• [STORED DATA]
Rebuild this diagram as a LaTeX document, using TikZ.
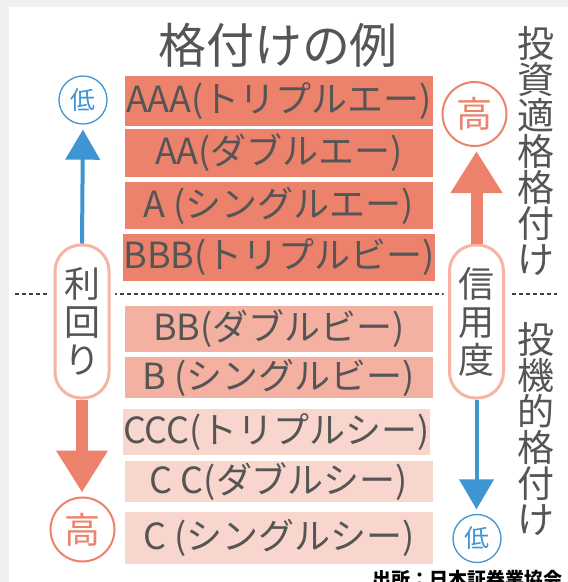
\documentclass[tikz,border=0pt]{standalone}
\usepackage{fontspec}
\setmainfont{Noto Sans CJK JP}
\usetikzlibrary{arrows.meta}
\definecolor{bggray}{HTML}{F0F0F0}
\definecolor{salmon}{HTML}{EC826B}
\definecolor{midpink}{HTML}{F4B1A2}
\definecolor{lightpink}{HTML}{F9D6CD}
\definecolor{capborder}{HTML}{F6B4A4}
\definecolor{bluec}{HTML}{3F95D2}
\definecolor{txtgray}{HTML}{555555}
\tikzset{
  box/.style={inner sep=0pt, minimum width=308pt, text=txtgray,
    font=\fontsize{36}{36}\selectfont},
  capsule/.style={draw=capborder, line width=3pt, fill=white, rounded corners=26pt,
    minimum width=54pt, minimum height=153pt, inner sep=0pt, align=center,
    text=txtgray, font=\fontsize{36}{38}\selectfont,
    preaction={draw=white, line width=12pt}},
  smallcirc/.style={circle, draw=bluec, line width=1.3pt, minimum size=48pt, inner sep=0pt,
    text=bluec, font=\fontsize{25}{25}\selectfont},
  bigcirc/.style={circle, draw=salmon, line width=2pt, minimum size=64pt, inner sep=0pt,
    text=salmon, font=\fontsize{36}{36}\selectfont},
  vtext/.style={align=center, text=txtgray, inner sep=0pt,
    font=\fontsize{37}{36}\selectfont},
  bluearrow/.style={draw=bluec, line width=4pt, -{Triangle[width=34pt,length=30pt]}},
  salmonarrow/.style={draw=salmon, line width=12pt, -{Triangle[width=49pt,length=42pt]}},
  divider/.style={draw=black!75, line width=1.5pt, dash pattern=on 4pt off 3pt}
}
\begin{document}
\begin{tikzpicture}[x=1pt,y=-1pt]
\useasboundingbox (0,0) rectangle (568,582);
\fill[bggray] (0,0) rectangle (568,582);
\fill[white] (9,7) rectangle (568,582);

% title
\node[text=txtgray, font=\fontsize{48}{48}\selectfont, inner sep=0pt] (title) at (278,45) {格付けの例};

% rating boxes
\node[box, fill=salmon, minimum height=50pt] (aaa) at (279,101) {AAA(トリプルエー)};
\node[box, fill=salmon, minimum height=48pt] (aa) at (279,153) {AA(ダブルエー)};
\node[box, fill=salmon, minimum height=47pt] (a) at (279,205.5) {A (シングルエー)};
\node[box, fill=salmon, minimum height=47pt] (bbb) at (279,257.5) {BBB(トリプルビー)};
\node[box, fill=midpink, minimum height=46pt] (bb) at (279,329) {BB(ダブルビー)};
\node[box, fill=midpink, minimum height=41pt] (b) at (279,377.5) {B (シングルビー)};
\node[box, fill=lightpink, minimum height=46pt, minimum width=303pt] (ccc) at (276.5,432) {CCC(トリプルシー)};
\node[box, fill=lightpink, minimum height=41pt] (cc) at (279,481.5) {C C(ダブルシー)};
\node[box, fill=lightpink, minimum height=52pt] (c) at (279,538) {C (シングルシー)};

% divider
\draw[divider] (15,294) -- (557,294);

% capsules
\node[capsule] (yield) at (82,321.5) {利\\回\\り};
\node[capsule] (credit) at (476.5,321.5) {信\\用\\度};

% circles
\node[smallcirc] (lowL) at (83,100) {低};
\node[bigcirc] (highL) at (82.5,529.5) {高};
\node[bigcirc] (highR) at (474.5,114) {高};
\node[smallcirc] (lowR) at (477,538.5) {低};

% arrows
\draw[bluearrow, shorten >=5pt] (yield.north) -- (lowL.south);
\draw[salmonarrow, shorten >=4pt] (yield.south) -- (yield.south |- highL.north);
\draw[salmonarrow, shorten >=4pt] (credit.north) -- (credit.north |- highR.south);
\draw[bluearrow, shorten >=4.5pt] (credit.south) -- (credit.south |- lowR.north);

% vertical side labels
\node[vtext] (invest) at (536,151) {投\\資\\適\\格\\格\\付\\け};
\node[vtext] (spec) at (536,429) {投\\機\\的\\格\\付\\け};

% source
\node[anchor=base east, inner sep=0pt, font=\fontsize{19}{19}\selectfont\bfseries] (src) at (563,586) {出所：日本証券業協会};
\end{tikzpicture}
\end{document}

• [EXERCISE GOAL] Transcribe the material exactly, keeping every word and none of the pictures.

• [SOLUTION TO THIS PROBLEM]
Rebuild this diagram as a LaTeX document, using TikZ.
\documentclass[tikz,border=0pt]{standalone}
\usepackage{fontspec}
\setmainfont{Noto Sans CJK JP}
\usetikzlibrary{arrows.meta}
\definecolor{bggray}{HTML}{F0F0F0}
\definecolor{salmon}{HTML}{EC826B}
\definecolor{midpink}{HTML}{F4B1A2}
\definecolor{lightpink}{HTML}{F9D6CD}
\definecolor{capborder}{HTML}{F6B4A4}
\definecolor{bluec}{HTML}{3F95D2}
\definecolor{txtgray}{HTML}{555555}
\tikzset{
  box/.style={inner sep=0pt, minimum width=308pt, text=txtgray,
    font=\fontsize{36}{36}\selectfont},
  capsule/.style={draw=capborder, line width=3pt, fill=white, rounded corners=26pt,
    minimum width=54pt, minimum height=153pt, inner sep=0pt, align=center,
    text=txtgray, font=\fontsize{36}{38}\selectfont,
    preaction={draw=white, line width=12pt}},
  smallcirc/.style={circle, draw=bluec, line width=1.3pt, minimum size=48pt, inner sep=0pt,
    text=bluec, font=\fontsize{25}{25}\selectfont},
  bigcirc/.style={circle, draw=salmon, line width=2pt, minimum size=64pt, inner sep=0pt,
    text=salmon, font=\fontsize{36}{36}\selectfont},
  vtext/.style={align=center, text=txtgray, inner sep=0pt,
    font=\fontsize{37}{36}\selectfont},
  bluearrow/.style={draw=bluec, line width=4pt, -{Triangle[width=34pt,length=30pt]}},
  salmonarrow/.style={draw=salmon, line width=12pt, -{Triangle[width=49pt,length=42pt]}},
  divider/.style={draw=black!75, line width=1.5pt, dash pattern=on 4pt off 3pt}
}
\begin{document}
\begin{tikzpicture}[x=1pt,y=-1pt]
\useasboundingbox (0,0) rectangle (568,582);
\fill[bggray] (0,0) rectangle (568,582);
\fill[white] (9,7) rectangle (568,582);

% title
\node[text=txtgray, font=\fontsize{48}{48}\selectfont, inner sep=0pt] (title) at (278,45) {格付けの例};

% rating boxes
\node[box, fill=salmon, minimum height=50pt] (aaa) at (279,101) {AAA(トリプルエー)};
\node[box, fill=salmon, minimum height=48pt] (aa) at (279,153) {AA(ダブルエー)};
\node[box, fill=salmon, minimum height=47pt] (a) at (279,205.5) {A (シングルエー)};
\node[box, fill=salmon, minimum height=47pt] (bbb) at (279,257.5) {BBB(トリプルビー)};
\node[box, fill=midpink, minimum height=46pt] (bb) at (279,329) {BB(ダブルビー)};
\node[box, fill=midpink, minimum height=41pt] (b) at (279,377.5) {B (シングルビー)};
\node[box, fill=lightpink, minimum height=46pt, minimum width=303pt] (ccc) at (276.5,432) {CCC(トリプルシー)};
\node[box, fill=lightpink, minimum height=41pt] (cc) at (279,481.5) {C C(ダブルシー)};
\node[box, fill=lightpink, minimum height=52pt] (c) at (279,538) {C (シングルシー)};

% divider
\draw[divider] (15,294) -- (557,294);

% capsules
\node[capsule] (yield) at (82,321.5) {利\\回\\り};
\node[capsule] (credit) at (476.5,321.5) {信\\用\\度};

% circles
\node[smallcirc] (lowL) at (83,100) {低};
\node[bigcirc] (highL) at (82.5,529.5) {高};
\node[bigcirc] (highR) at (474.5,114) {高};
\node[smallcirc] (lowR) at (477,538.5) {低};

% arrows
\draw[bluearrow, shorten >=5pt] (yield.north) -- (lowL.south);
\draw[salmonarrow, shorten >=4pt] (yield.south) -- (yield.south |- highL.north);
\draw[salmonarrow, shorten >=4pt] (credit.north) -- (credit.north |- highR.south);
\draw[bluearrow, shorten >=4.5pt] (credit.south) -- (credit.south |- lowR.north);

% vertical side labels
\node[vtext] (invest) at (536,151) {投\\資\\適\\格\\格\\付\\け};
\node[vtext] (spec) at (536,429) {投\\機\\的\\格\\付\\け};

% source
\node[anchor=base east, inner sep=0pt, font=\fontsize{19}{19}\selectfont\bfseries] (src) at (563,586) {出所：日本証券業協会};
\end{tikzpicture}
\end{document}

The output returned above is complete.